RCs connect to each other so they can enlist each other for help when the RC receiving the request does not contain the required DAPs to be able to complete the request on its own (see Routing). RCs can only connect to each other using Kubernetes labels. The RC pods require Kubernetes RBAC permissions for the "get" and "list" verbs of the "pods" resource.
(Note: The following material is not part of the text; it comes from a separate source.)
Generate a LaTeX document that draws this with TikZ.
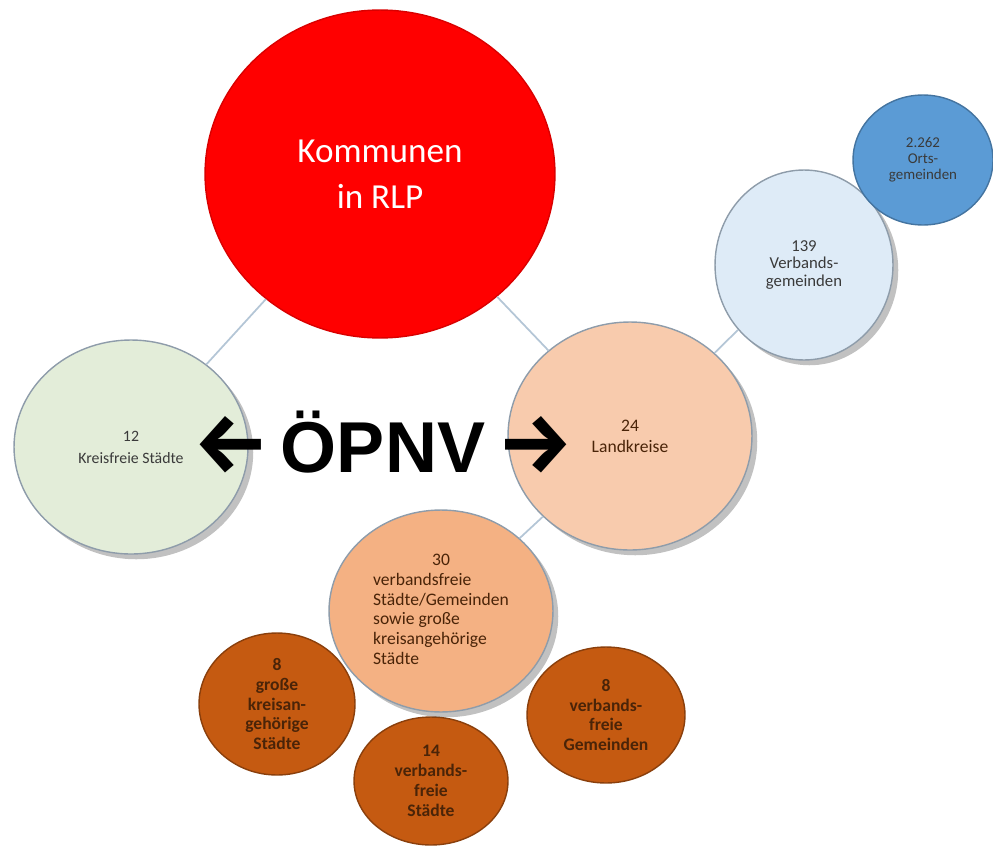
\documentclass[tikz,border=0pt]{standalone}
\usepackage{fontspec}
\setmainfont{Carlito}
\newfontfamily\oepnvfont{Liberation Sans}
\newfontfamily\pfeilfont{Fira Sans}
\usetikzlibrary{shapes.geometric,shadows}
\definecolor{rotkreis}{HTML}{FF0000}
\definecolor{gruenkreis}{HTML}{E3EDD9}
\definecolor{pfirsich}{HTML}{F8CBAD}
\definecolor{hellblau}{HTML}{DEEBF7}
\definecolor{mittelblau}{HTML}{5B9BD5}
\definecolor{hellorange}{HTML}{F4B183}
\definecolor{dunkelorange}{HTML}{C55A11}
\definecolor{randgrau}{HTML}{8E9CAA}
\definecolor{linie}{HTML}{B4C6D6}
\definecolor{schrift}{HTML}{3A3A3A}
\definecolor{braunschrift}{HTML}{4A2408}
\begin{document}
\begin{tikzpicture}[x=0.02cm,y=-0.02cm]
				\tikzstyle{kreis}=[ellipse,inner sep=0pt,draw=randgrau,line width=0.8pt,align=center,text=schrift]
				\tikzstyle{schatten}=[drop shadow={shadow xshift=3pt,shadow yshift=-3pt,opacity=0.35,fill=black!70}]
				\tikzstyle{gross}=[kreis,fill=rotkreis,draw=red!85!black,text=white,font=\fontsize{20}{26}\selectfont]
				\tikzstyle{mittel}=[kreis,schatten,font=\fontsize{10}{12}\selectfont]
				\tikzstyle{klein}=[kreis,fill=dunkelorange,draw=dunkelorange!70!black,text=braunschrift,font=\fontsize{10}{11.3}\selectfont\bfseries]
				\tikzstyle{verbindung}=[draw=linie,line width=1pt]
				\useasboundingbox (0,0) rectangle (993,845);
				
				% Oberste Ebene
				\node[gross,minimum width=7cm,minimum height=6.56cm] (kommunen) at (380,174) {Kommunen\\in RLP};
				
				% Zweite Ebene
				\node[mittel,fill=gruenkreis,minimum width=4.68cm,minimum height=4.28cm,font=\fontsize{9}{12.5}\selectfont] (kreisfrei) at (131,447) {12\\Kreisfreie Städte};
				\node[mittel,fill=pfirsich,minimum width=4.88cm,minimum height=4.56cm,text=braunschrift] (landkreise) at (630,436) {24\\Landkreise};
				
				% Unterhalb der Landkreise
				\node[mittel,fill=hellblau,minimum width=3.56cm,minimum height=3.8cm,font=\fontsize{9.5}{10}\selectfont] (verbandsgem) at (804,265) {139\\Verbands-\\gemeinden};
				\node[kreis,fill=mittelblau,draw=mittelblau!75!black,minimum width=2.8cm,minimum height=2.6cm,font=\fontsize{8.5}{9}\selectfont] (ortsgem) at (923,160) {2.262\\Orts-\\gemeinden};
				
				% Verbandsfreie Kommunen
				\node[klein,minimum width=3.12cm,minimum height=2.84cm] (grosse) at (277,704) {8\\große\\kreisan-\\gehörige\\Städte};
				\node[klein,minimum width=3.08cm,minimum height=2.56cm] (staedte) at (431,781) {14\\verbands-\\freie\\Städte};
				\node[klein,minimum width=3.16cm,minimum height=2.72cm] (gemeinden) at (606,715) {8\\verbands-\\freie\\Gemeinden};
				\node[mittel,fill=hellorange,minimum width=4.48cm,minimum height=4.04cm,text=braunschrift,font=\fontsize{10}{11.3}\selectfont] (verbandsfrei) at (441,611)
				{\begin{tabular}{@{}l@{}}\multicolumn{1}{@{}c@{}}{30}\\verbandsfreie\\Städte/Gemeinden\\sowie große\\kreisangehörige\\Städte\end{tabular}};
				
				% Verbindungen
				\path[verbindung] (kommunen) -- (kreisfrei);
				\path[verbindung] (kommunen) -- (landkreise);
				\path[verbindung] (landkreise) -- (verbandsgem);
				\path[verbindung] (landkreise) -- (verbandsfrei);
				
				% OePNV
				\node[anchor=base,inner sep=0pt,font=\oepnvfont\bfseries\fontsize{41}{41}\selectfont] (oepnv) at (383,472) {{\pfeilfont\fontsize{48}{48}\selectfont ←}\,ÖPNV\,{\pfeilfont\fontsize{48}{48}\selectfont →}};
\end{tikzpicture}
\end{document}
The following is an example RC configuration snippet.

# RC pod.
apiVersion: apps/v1
kind: Pod
metadata:
  name: insights-resource-coordinator
  labels:
    app.kubernetes.io/name: resource-coordinator
spec:
  ServiceAccountName: insights-resource-coordinator-serviceAccount
  containers:
  # Note: the RC's pod may have multiple containers, but the RC container MUST be the last containder not named *sidecar*.
  - ...
    ports:
    - ...
      containerPort: 5050 # Must set a port for peer RC's to connect to
      protocol: TCP
---
# RC service account.
apiVersion: v1
kind: ServiceAccount
metadata:
  name: insights-resource-coordinator-service-account
---
# RBAC role.
apiVersion: rbac.authorization.k8s.io/v1
kind: Role
metadata:
    name: insights-resource-coordinator-role
rules:
- apiGroups: [""]
    resources: ["pods"]
    verbs: ["get", "list"]
---
# RoleBinding RBAC role to RC's ServiceAccount.
apiVersion: rbac.authorization.k8s.io/v1
kind: RoleBinding
metadata:
    name: insights-resource-coordinator-role-binding
subjects:
- kind: ServiceAccount
    name: insights-resource-coordinator-service-account
    apiGroup: ""
roleRef:
    kind: Role
    name: insights-resource-coordinator-role
    apiGroup: ""

kdb Insights Enterprise

If you use kdb Insights Enterprise, no extra configuration is needed. GWs, DAPs, and Aggs connect to RCs using Service discovery. In particular, DAP-RC and Agg-RC connection is done by ordinal.

Ordinal connection

If you use Service discovery to connect to RCs, DAPs and Aggs, use ordinals. A process's ordinal is the number following the last "-" or "_" in the process's host name. If a process's host name has no number following the last "-" or "_", then its ordinal is 0. For example:

host name ordinal
resource-coordinator-3 3
dap-hdb_11 11
aggregatorOne 0

It is important to use properly numbered RC, DAP, and Agg replicas with sequential ordinals. Use Kubernetes StatefulSets or Docker compose replicas to do this.

In kdb Insights, in order for this method to work, RCs MUST set the following the KXI_RC_STS_SIZE environment variable to the total number of RCs.

KXI_RC_STS_SIZE=<total_number_of_RCs>

In kdb Insights Enterprise, this environment variable is automatically set.

A DAP or Agg with ordinal n connects to the (unique) RC whose ordinal is congruent to n modulo KXI_RC_STS_SIZE. For example, in a system with 6 DAPs and KXI_RC_STS_SIZE=3:

DAP RC
dap-0 rc-0
dap-1 rc-1
dap-2 rc-2
dap-3 rc-0
dap-4 rc-1
dap-5 rc-2

Note

  • You must have at least as many DAPs and Aggs as RCs so that each RC has at least one DAP and one Agg.
  • We recommend that you have a number of DAPs and Aggs equal to a multiple of the number of RCs so that each RC has equal query throughput capacity.